Por ello es indispensable estimar adecuadamente las capacidades propias reales, entender perfectamente bien los recursos con los que se cuenta y también con los que no se cuenta, así como estimar adecuadamente las capacidades del rival. Esto incluye tanto el rubro económico y comercial como otro tipo de ámbitos puesto que a veces, ya sea como complemento de combate o bien, a falta de posibilidad de ejercer represalias suficientes en la esfera comercial, es común que los países echen mano de otro tipo de herramientas. En teoría, la preparación para una guerra comercial implicaría un diseño estratégico que permitiese fortalecer las capacidades reales para combatirla. Esto es porque el rival también está midiendo continuamente la fuerza real de su oponente y no siempre funciona intentar proyectar un poder que no se tiene.

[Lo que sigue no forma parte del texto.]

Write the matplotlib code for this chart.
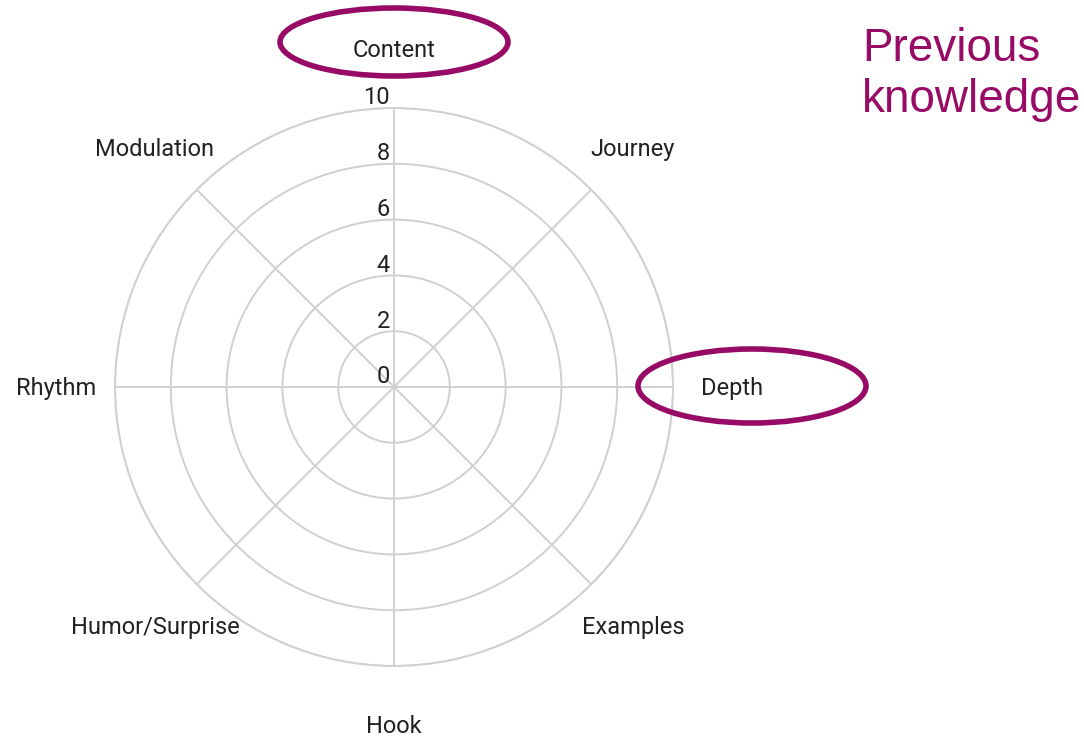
import numpy as np
import matplotlib
matplotlib.use("Agg")
import matplotlib.pyplot as plt
from matplotlib.patches import Ellipse

categories = ["Content", "Journey", "Depth", "Examples", "Hook",
              "Humor/Surprise", "Rhythm", "Modulation"]
r_ticks = [0, 2, 4, 6, 8, 10]
r_min, r_max = 0, 10
highlighted = ["Content", "Depth"]
note_text = "Previous\nknowledge"

W, H = 1084, 738
fig = plt.figure(figsize=(W / 100, H / 100), dpi=100)
fig.patch.set_facecolor("white")

grid_col = "#d0d0d0"
text_col = "#222222"
accent = "#970a65"

cx, cy, R = 394, 387, 279
ax = fig.add_axes([(cx - R) / W, (H - cy - R) / H, 2 * R / W, 2 * R / H], projection="polar")
ax.set_theta_zero_location("N")
ax.set_theta_direction(-1)
ax.set_ylim(r_min, r_max)
ax.set_facecolor("none")

n = len(categories)
angles = np.arange(n) * 2 * np.pi / n
ax.set_xticks(angles)
ax.set_xticklabels([])
ax.set_yticks(r_ticks)
ax.set_yticklabels([])
ax.grid(True, color=grid_col, linewidth=1.4)
ax.spines["polar"].set_color(grid_col)
ax.spines["polar"].set_linewidth(1.4)
ax.tick_params(length=0)

label_r = r_min + 338 / R * (r_max - r_min)
for ang, cat in zip(angles, categories):
    ax.annotate(cat, xy=(ang, label_r), xytext=(0, -1), textcoords="offset points",
                ha="center", va="center", fontsize=17,
                family=["Roboto", "DejaVu Sans"], color=text_col, annotation_clip=False)

for t in r_ticks:
    ax.annotate(str(t), xy=(0, t), xytext=(-3, -1), textcoords="offset points",
                ha="right", va="bottom", fontsize=17,
                family=["Roboto", "DejaVu Sans"], color=text_col, annotation_clip=False)

ov = fig.add_axes([0, 0, 1, 1])
ov.set_xlim(0, W)
ov.set_ylim(H, 0)
ov.axis("off")
ov.set_facecolor("none")

ell_geom = {"Content": (394, 42, 228, 68), "Depth": (752, 386, 228, 74)}
for cat in highlighted:
    x, y, w, h = ell_geom[cat]
    ov.add_patch(Ellipse((x, y), w, h, fill=False, edgecolor=accent, linewidth=4))

ov.text(862, 27, note_text, ha="left", va="top", fontsize=33,
        family=["Liberation Sans", "DejaVu Sans"], color=accent, linespacing=1.2)

fig.savefig("out.png", dpi=100)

Por último, no solo hay que ocuparse de estudiar la guerra, sino que se requiere dedicar tiempo y esfuerzo para tratar de entender la paz. Y como lo hemos explicado en este espacio, la paz no consiste exclusivamente de la ausencia de guerra o violencia (una noción que se distancia, por cierto, de Clausewitz). En su aspecto positivo la paz consta de “actitudes, instituciones y estructuras que la crean y la sostienen” (IEP, 2019). Por tanto, no solo se trata de ocuparnos en cómo “luchar” mejor las guerras comerciales, o cómo lograr “ceses de hostilidades” que terminan siendo provisionales, sino que es necesario repensar en cómo se construye la paz comercial (y en qué es lo que ha fallado del sistema para que esa paz se hubiese quebrantado). Hay que entender qué es lo que debilitó las estructuras y los arreglos institucionales que hemos edificado a lo largo de décadas, y hay que reconstruirlos o idear nuevos, tome el tiempo que tome, para impedir que este tipo de confrontaciones de consecuencias globales puedan ser empleadas como instrumentos políticos o electorales, o que respondan a las visiones o caprichos de personas específicas.